Whether the Court will consider Capital Gains Tax (“CGT”) and other realisations costs dependant on the findings of the Court as to the likely timeframe for a sale or transfer of an assets relative to the parties’ property settlement.

The leading case of Rosati v Rosati [1998] FamCA 38 discussed the general principles the Court can be guided by when considering whether or not the Court should consider accounting for taxation and other realisations costs in a property settlement.

Firstly, whether the value of an asset should include taxation and realisations costs is
dependent on:
1. The method of valuation applied to an asset;
2. The likelihood or otherwise of that asset being realised in the foreseeable future;
3. The circumstances of its acquisition; and
4. The evidence of the parties as to their intentions in relation to that asset.

Secondly, allowances should be made for CGT and other realisations costs upon the value of
an asset if:
1. The sale of the asset forms part of the property settlement Orders;
2. The Court is satisfied that the sale of the asset is inevitable or probable;
3. The asset is one that is acquired solely as an investment with the view of obtaining a
4. profit.

Thirdly, if an allowance for taxation and realisation costs are not attributed to the value of the
asset, but the Court considers that there is a significant risk that the asset will have to be sold in the short to mid-term, the Court may attribute weight for section 75(2) factors (future needs) according to the degree of risk and the timeframe that would elapse before the asset needs to be sold.

Finally, the Court has discretion to make allowances for taxation and realisations costs in special circumstances, including the discretion to apply tax at its full rate or a discounted rate
having regard to those special circumstances.

Whenever a property settlement is being considered, it is appropriate that tax and realisation
costs are accounted for as an item of property in the balance sheet.
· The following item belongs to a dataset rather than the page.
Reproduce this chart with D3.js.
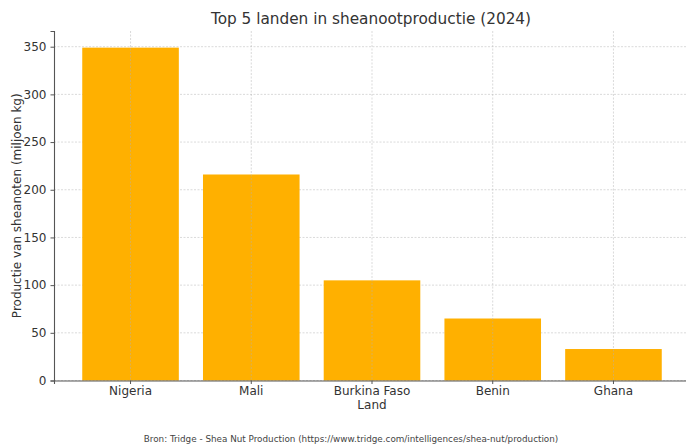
<!DOCTYPE html>
<html>
<head>
<meta charset="utf-8">
<script src="https://cdn.jsdelivr.net/npm/d3@7"></script>
<style>
  body { margin: 0; background: #fff; }
  svg { font-family: "DejaVu Sans", sans-serif; display: block; }
</style>
</head>
<body>
<svg width="686" height="445"></svg>
<script>
const countries = ['Nigeria', 'Mali', 'Burkina Faso', 'Benin', 'Ghana'];
const production = [349, 216, 105, 65, 33];
const yTicks = [0, 50, 100, 150, 200, 250, 300, 350];

const data = countries.map((c, i) => ({ country: c, value: production[i] }));

const svg = d3.select('svg');
const width = +svg.attr('width');
const height = +svg.attr('height');

const margin = { top: 31, right: 0, bottom: 64.5, left: 54 };
const innerWidth = width - margin.left - margin.right;
const innerHeight = height - margin.top - margin.bottom;

// axes area runs slightly past the right edge of the picture
const plotWidth = innerWidth + 4;

const xScale = d3.scaleBand()
  .domain(countries)
  .range([0, plotWidth])
  .paddingInner(0.2)
  .paddingOuter(0.234);

const yScale = d3.scaleLinear()
  .domain([0, d3.max(production) * 1.05])
  .range([innerHeight, 0]);

const g = svg.append('g')
  .attr('transform', `translate(${margin.left}, ${margin.top})`);

// horizontal grid (behind bars)
g.append('g').selectAll('line').data(yTicks)
  .enter().append('line')
    .attr('x1', 0).attr('x2', plotWidth)
    .attr('y1', d => yScale(d)).attr('y2', d => yScale(d))
    .attr('stroke', '#d0d0d0')
    .attr('stroke-width', 0.8)
    .attr('stroke-dasharray', '2,1.5');

// bars
g.selectAll('rect.bar').data(data)
  .enter().append('rect')
    .attr('class', 'bar')
    .attr('x', d => xScale(d.country))
    .attr('y', d => yScale(d.value))
    .attr('width', xScale.bandwidth())
    .attr('height', d => innerHeight - yScale(d.value))
    .attr('fill', '#ffb000');

// vertical grid (drawn over bars)
g.append('g').selectAll('line').data(countries)
  .enter().append('line')
    .attr('x1', d => xScale(d) + xScale.bandwidth() / 2)
    .attr('x2', d => xScale(d) + xScale.bandwidth() / 2)
    .attr('y1', 0).attr('y2', innerHeight)
    .attr('stroke', '#b0b0b0')
    .attr('stroke-opacity', 0.6)
    .attr('stroke-width', 0.8)
    .attr('stroke-dasharray', '2,1.5');

const yAxis = d3.axisLeft(yScale).tickValues(yTicks).tickSize(3.5).tickPadding(4);
const xAxis = d3.axisBottom(xScale).tickSize(3.5).tickPadding(2);

const yG = g.append('g').call(yAxis);
const xG = g.append('g').call(xAxis)
  .attr('transform', `translate(0, ${innerHeight})`);

[yG, xG].forEach(ax => {
  ax.attr('font-family', null);
  ax.select('.domain').attr('stroke', '#555').attr('stroke-width', 1.1);
  ax.selectAll('.tick line').attr('stroke', '#555');
  ax.selectAll('.tick text').attr('fill', '#333').style('font-size', '12px');
});

// title
svg.append('text')
  .attr('x', margin.left + plotWidth / 2 - 1)
  .attr('y', 24)
  .attr('text-anchor', 'middle')
  .attr('fill', '#333')
  .style('font-size', '15.3px')
  .text('Top 5 landen in sheanootproductie (2024)');

// axis labels
svg.append('text')
  .attr('x', margin.left + plotWidth / 2)
  .attr('y', 409)
  .attr('text-anchor', 'middle')
  .attr('fill', '#333')
  .style('font-size', '12px')
  .text('Land');

svg.append('text')
  .attr('transform', `translate(21, ${margin.top + innerHeight / 2}) rotate(-90)`)
  .attr('text-anchor', 'middle')
  .attr('fill', '#333')
  .style('font-size', '12px')
  .text('Productie van sheanoten (miljoen kg)');

// source
svg.append('text')
  .attr('x', 351)
  .attr('y', 442)
  .attr('text-anchor', 'middle')
  .attr('fill', '#444')
  .style('font-size', '8.8px')
  .text('Bron: Tridge - Shea Nut Production (https://www.tridge.com/intelligences/shea-nut/production)');
</script>
</body>
</html>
In the case of Kelby v Kelby [2017] FamCA 438 at [26] the Court in interpreting Rosati determined that the phrase “legal costs of sale” excluded CGT was payable from the sale of a property.

In considering the above, does this mean that the Court will consider a future capital gains tax liability payable upon the sale of an investment property at some point when it is eventually sold? This was considered in a case of Blake v Blake [2007] FamCA 10, where the trial judge accepted the Husband’s evidence that following his property settlement, the Husband intended to sell one of his properties and if possible, retain the two investment properties. The trial judge made allowances for latent CGT on all three properties but on appeal, the Full Court found that CGT allowances should only be made on the property that the Husband intended to sell immediately.